While Part I of Finnegans Wake deals mostly with the parents HCE and ALP, Part II shifts that focus onto their children, Shem, Shaun and Issy.
II.1 opens with a pantomime programme, which outlines, in relatively clear language, the identities and attributes of the book’s main characters. The chapter then concerns a guessing game among the children, in which Shem is challenged three times to guess by “gazework” the colour which the girls have chosen. Unable to answer due to his poor eyesight, Shem goes into exile in disgrace, and Shaun wins the affection of the girls. Finally HCE emerges from the pub and in a thunder-like voice calls the children inside.

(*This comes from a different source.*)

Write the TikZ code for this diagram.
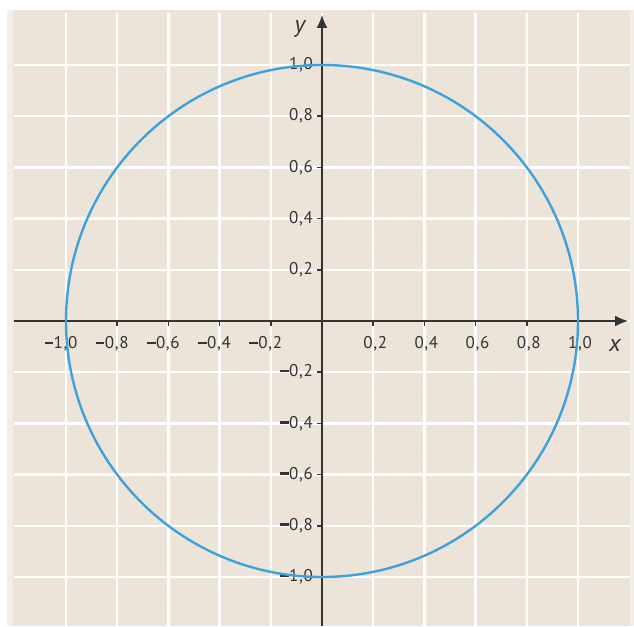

Chapter II.2 follows Shem, Shaun and Issy studying upstairs in the pub, after having been called inside in the previous chapter. The chapter depicts “[Shem] coaching [Shaun] how to do Euclid Bk I, 1”, structured as “a reproduction of a schoolboys’ (and schoolgirls’) old classbook complete with marginalia by the twins, who change sides at half time, and footnotes by the girl (who doesn’t)”. Once Shem (here called Dolph) has helped Shaun (here called Kev) to draw the Euclid diagram, the latter realises that he has drawn a diagram of ALP’s genitalia, and “Kev finally realises the significance of the triangles [..and..] strikes Dolph.” After this “Dolph forgives Kev” and the children are given “[e]ssay assignments on 52 famous men.” The chapter ends with the children’s “nightletter” to HCE and ALP, in which they are “apparently united in a desire to overcome their parents.”